Requirement - Scan the data below for the string "chart". Copy every line where it appears.

Raw data -

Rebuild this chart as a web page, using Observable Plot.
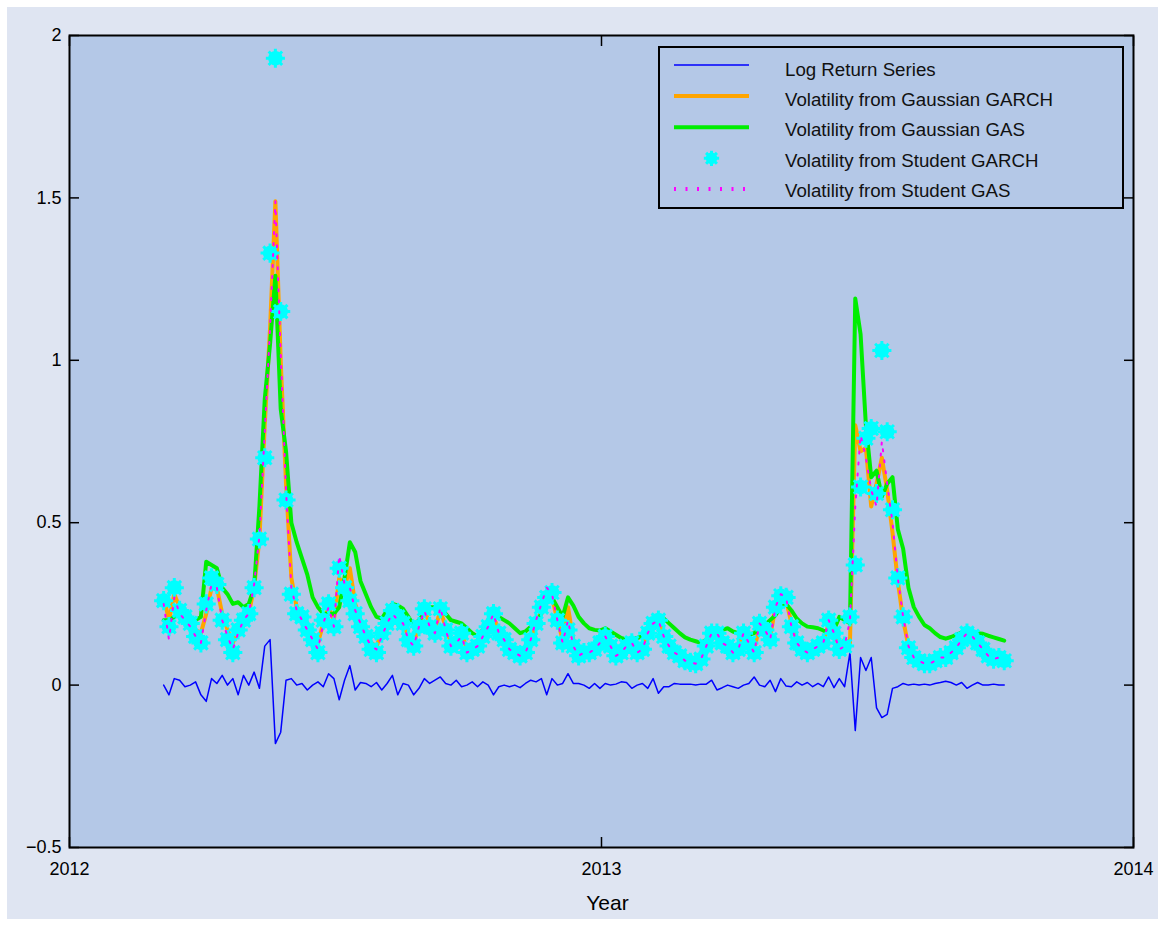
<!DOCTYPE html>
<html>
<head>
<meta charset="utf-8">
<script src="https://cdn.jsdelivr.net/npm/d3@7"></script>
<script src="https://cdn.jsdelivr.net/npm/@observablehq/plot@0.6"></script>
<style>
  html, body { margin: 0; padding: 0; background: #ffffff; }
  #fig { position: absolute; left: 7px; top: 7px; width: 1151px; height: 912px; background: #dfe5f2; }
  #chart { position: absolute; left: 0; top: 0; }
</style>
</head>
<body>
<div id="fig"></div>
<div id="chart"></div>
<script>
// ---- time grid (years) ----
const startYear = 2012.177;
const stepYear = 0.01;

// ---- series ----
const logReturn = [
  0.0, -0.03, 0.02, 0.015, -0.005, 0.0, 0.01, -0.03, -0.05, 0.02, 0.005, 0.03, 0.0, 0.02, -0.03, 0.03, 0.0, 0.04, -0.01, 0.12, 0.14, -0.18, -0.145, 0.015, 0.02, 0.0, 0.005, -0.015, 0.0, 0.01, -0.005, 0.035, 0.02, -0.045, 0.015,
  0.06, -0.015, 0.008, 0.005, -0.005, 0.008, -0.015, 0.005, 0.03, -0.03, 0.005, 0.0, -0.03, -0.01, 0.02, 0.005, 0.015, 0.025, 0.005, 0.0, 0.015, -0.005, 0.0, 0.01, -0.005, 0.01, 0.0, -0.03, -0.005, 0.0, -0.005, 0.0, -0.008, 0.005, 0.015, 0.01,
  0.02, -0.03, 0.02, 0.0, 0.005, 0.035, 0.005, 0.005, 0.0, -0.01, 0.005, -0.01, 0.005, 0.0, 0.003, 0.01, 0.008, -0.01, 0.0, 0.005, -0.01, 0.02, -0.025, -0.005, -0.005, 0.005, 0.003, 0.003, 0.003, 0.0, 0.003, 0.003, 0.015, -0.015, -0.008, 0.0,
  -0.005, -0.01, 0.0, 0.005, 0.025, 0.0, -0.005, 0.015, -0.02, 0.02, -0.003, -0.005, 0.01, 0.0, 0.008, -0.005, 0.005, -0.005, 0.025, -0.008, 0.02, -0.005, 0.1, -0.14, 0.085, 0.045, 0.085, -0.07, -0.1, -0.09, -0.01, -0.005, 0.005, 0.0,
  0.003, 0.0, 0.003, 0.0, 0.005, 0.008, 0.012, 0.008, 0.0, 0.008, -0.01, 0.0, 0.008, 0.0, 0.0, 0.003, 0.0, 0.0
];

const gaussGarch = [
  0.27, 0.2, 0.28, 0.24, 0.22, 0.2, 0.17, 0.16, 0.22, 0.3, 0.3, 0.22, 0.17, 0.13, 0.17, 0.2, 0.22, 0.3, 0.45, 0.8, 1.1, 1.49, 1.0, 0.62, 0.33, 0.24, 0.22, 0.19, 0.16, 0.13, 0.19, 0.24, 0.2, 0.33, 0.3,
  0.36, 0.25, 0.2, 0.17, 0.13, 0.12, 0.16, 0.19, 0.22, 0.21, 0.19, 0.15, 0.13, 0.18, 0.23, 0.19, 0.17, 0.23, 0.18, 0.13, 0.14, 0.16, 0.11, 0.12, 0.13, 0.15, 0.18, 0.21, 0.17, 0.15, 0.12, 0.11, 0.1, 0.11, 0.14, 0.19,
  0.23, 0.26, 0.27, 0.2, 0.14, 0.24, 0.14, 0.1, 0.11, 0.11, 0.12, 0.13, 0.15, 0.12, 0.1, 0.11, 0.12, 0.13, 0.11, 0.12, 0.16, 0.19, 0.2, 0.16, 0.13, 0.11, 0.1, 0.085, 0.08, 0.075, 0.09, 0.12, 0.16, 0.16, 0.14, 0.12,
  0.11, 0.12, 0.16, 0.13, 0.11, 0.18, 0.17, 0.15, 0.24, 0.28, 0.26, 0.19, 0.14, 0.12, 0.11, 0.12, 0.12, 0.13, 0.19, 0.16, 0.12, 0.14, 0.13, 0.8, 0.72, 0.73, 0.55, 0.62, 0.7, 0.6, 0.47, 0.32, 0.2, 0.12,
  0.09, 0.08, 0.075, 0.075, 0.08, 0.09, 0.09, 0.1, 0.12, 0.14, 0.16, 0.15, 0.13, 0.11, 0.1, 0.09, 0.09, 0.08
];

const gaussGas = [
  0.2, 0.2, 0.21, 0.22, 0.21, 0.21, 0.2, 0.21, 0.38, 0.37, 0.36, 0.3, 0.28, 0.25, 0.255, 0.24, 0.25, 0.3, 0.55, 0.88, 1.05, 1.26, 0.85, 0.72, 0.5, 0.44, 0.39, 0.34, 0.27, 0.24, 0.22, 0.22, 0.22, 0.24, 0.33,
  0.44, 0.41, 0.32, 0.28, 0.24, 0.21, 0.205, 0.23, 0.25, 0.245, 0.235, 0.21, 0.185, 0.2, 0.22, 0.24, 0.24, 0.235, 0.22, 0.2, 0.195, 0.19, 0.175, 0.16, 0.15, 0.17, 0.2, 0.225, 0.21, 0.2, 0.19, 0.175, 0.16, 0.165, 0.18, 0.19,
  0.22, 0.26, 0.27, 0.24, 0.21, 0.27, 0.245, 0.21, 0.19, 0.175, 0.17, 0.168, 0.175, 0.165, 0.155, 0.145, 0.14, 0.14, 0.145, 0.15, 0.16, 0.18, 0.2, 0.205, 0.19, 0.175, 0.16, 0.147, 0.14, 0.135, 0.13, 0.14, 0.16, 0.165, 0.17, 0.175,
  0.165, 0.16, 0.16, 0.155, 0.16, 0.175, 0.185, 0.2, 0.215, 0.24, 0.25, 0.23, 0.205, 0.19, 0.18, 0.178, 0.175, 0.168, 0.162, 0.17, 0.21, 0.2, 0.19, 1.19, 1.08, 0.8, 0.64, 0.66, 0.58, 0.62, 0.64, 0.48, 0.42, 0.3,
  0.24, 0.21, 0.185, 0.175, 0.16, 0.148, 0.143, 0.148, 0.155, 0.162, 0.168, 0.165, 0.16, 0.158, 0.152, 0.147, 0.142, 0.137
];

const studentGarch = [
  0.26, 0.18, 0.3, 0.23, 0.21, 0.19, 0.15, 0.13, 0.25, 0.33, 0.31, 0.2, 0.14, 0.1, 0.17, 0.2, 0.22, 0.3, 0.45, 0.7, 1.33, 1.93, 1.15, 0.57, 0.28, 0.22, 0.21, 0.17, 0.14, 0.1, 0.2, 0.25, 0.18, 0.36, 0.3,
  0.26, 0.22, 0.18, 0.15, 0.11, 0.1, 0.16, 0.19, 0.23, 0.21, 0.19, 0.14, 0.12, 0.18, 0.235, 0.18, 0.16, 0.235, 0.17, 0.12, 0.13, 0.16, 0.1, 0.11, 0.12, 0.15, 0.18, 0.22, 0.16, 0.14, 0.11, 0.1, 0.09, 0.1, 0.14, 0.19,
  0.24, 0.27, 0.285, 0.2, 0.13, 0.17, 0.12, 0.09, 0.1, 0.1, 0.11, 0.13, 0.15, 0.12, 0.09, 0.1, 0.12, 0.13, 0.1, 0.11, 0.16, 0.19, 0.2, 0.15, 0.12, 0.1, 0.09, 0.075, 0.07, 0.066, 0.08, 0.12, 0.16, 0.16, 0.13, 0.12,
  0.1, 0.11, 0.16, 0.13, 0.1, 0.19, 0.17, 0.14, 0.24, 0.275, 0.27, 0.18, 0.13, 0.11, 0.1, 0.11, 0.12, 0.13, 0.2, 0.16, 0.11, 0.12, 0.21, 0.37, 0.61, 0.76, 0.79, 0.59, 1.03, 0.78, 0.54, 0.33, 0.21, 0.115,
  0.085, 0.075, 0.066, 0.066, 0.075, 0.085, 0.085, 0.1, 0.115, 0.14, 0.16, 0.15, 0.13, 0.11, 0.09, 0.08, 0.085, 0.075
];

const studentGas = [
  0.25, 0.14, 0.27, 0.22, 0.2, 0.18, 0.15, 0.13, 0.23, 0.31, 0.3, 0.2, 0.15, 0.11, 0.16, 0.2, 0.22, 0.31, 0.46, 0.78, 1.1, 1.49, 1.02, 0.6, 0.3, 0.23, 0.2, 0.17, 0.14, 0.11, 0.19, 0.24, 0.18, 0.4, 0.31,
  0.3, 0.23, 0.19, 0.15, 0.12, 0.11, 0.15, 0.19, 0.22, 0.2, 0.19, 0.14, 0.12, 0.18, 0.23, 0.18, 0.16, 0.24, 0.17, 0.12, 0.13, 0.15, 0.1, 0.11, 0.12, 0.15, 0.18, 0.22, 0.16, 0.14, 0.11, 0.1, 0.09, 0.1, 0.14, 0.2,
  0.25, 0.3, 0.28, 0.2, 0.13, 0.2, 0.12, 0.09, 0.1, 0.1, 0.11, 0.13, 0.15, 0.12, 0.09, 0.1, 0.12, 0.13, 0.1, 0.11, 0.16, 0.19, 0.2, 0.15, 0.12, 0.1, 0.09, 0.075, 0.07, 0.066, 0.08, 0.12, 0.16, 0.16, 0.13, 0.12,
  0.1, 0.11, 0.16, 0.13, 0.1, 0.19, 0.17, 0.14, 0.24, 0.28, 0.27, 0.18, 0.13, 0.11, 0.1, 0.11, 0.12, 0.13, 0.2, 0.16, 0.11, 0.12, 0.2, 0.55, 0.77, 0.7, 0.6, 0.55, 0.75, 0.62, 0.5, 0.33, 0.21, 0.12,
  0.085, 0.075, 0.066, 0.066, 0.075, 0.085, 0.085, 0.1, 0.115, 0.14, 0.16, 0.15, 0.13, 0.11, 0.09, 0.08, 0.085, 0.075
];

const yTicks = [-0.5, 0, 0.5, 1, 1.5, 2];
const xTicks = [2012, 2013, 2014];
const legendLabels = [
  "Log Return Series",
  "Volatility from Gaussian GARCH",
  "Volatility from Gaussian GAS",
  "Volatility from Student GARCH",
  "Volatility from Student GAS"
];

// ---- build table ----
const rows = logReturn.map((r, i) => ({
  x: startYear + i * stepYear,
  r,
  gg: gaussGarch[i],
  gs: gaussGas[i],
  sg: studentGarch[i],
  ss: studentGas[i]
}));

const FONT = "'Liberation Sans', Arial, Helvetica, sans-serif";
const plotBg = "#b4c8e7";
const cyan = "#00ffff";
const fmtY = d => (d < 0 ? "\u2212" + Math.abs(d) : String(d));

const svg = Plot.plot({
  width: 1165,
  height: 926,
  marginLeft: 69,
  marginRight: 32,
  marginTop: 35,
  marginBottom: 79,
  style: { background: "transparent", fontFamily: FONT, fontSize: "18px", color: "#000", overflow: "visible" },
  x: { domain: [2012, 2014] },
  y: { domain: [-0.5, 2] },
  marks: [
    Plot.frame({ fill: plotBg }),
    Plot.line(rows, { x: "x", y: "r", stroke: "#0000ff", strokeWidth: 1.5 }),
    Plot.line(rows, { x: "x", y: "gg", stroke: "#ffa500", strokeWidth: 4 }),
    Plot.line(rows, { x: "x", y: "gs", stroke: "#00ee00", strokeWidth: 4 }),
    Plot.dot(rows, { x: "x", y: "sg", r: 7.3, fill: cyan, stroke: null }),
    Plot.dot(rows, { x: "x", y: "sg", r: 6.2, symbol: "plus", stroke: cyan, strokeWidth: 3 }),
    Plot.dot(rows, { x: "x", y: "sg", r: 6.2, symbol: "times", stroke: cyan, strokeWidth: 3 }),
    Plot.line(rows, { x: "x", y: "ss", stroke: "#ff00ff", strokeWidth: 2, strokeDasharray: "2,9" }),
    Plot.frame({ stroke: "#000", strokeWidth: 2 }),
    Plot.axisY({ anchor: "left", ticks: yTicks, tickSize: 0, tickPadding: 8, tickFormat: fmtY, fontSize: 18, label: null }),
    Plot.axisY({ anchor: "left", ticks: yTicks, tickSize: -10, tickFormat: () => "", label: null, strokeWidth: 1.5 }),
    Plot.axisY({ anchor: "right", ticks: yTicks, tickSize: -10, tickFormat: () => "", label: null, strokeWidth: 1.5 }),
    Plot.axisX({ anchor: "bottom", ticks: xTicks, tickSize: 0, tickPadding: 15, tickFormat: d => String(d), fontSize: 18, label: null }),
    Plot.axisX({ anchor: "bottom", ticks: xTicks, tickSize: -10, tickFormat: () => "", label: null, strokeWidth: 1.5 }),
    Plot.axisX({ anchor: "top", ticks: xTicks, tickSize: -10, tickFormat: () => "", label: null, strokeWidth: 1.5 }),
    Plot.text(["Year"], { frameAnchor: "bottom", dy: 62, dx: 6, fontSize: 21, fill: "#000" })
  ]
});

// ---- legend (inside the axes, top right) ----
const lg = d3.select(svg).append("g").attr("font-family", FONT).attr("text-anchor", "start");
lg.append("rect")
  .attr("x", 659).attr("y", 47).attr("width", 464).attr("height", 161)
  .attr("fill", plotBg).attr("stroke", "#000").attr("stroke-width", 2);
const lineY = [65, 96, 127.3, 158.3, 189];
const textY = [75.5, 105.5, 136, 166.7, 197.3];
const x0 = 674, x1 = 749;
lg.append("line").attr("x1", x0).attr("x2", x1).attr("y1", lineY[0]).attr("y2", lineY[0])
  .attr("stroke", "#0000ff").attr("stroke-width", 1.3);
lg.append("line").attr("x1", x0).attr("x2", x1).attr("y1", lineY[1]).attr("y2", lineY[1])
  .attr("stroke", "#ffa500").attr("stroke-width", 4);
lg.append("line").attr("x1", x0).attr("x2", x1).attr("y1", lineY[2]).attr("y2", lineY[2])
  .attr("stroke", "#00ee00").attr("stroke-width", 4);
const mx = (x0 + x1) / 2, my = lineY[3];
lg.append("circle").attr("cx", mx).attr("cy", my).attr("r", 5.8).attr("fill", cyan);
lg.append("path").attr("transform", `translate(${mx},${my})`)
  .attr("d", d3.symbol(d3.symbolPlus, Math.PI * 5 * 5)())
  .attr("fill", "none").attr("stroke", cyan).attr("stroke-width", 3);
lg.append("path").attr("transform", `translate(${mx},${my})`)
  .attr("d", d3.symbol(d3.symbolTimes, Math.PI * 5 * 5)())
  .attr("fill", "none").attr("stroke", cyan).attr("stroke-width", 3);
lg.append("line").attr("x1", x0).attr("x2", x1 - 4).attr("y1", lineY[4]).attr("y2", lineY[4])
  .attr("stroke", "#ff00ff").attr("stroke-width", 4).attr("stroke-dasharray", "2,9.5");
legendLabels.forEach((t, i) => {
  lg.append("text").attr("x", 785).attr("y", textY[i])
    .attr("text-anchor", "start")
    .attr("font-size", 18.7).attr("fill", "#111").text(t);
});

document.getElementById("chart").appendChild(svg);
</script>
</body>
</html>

Exercise response -
Rebuild this chart as a web page, using Observable Plot.
  #chart { position: absolute; left: 0; top: 0; }
<div id="chart"></div>
document.getElementById("chart").appendChild(svg);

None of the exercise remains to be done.